# Task 1: Pattern Recognition

For this task, you will use the following 4 CSV files:

1. **customers_consumptions.csv**  
2. **customers_metadata.csv**  
3. **weather_data.csv**  
4. **price_data.csv**

---

## Input Data

### **customers_consumptions.csv**  
This file contains consumption data of a subset of our customers. Key columns include:  
- **meteringpoint_id**: Unique customer identifier.  
- **validfrom**: Timestamp marking the start of the 15-minute measurement interval.  
- **quantity**: Electricity consumed (in kWh) during the 15-minute interval.  

The data spans varying time intervals for different customers.

---

### **customers_metadata.csv**  
This file maps customers to their nearest weather station:  
- **meteringpoint_id**: Unique customer identifier.  
- **weatherstation_id**: Closest weather station to the customer.

---

### **weather_data.csv**  
Weather station measurements include:  
- **validfrom**: Timestamp of the weather measurement.  
- **air_temp**: Air temperature in degrees Celsius.  
- **ghi**: Global horizontal irradiation (sum of solar energy per unit area).  
- **cloud_opacity**: Cloud opacity percentage (0% = clear, 100% = opaque).  
- **precipitable_water**: Water vapor amount in \( kg/m^2 \).

---

### **price_data.csv**  
This file contains electricity market prices sampled hourly:  
- **timestamp**: Start of the 1-hour interval.  
- **price**: Electricity price for that hour (constant across Austria).

---

## Problem Description

Your goal is to **cluster customers into two groups** based on their **consumption behavior**. While we have an idea of a useful grouping, you are encouraged to experiment and propose novel approaches.
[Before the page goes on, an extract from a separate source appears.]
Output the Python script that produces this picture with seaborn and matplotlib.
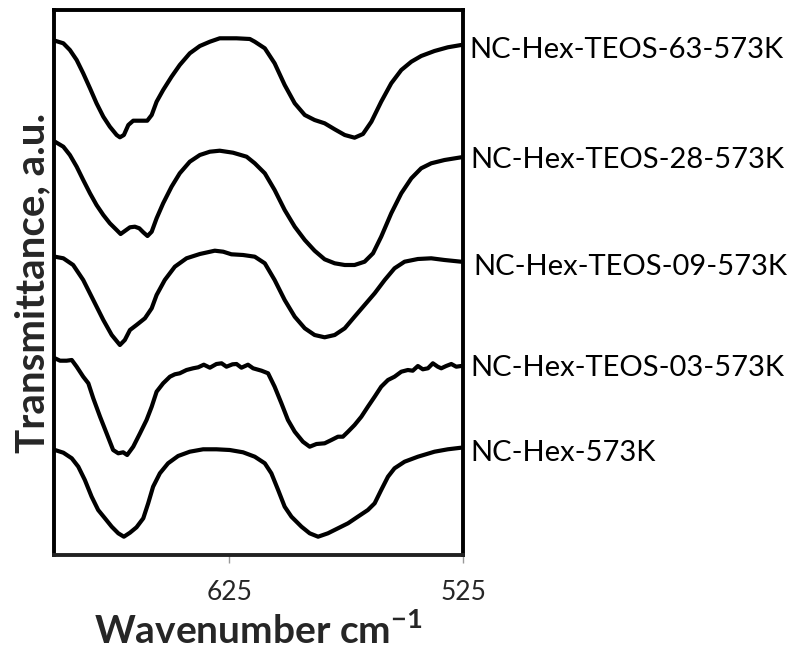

Consider the following:  
- Patterns in consumption over time (e.g., daily or seasonal trends).  
- Relationships between consumption and external factors, such as weather conditions and electricity prices.

For example, a lot of our customers have electric vehicles which they charge when the prices are low. Others have home devices that can track electricity prices, and get activated when the price is low. These types of customers should exhibit highly price related behaviour.

We welcome methods ranging from **simple correlation analysis** to **advanced machine learning techniques**.

---

## Deliverables

1. **Output**  
   - Provide a file with customer groupings in the following format:  

     | meteringpoint_id | cluster |  
     |------------------|---------|  
     | 12345           | 0       |  
     | 67890           | 1       |  

     Here, the **cluster** column is binary (0 or 1).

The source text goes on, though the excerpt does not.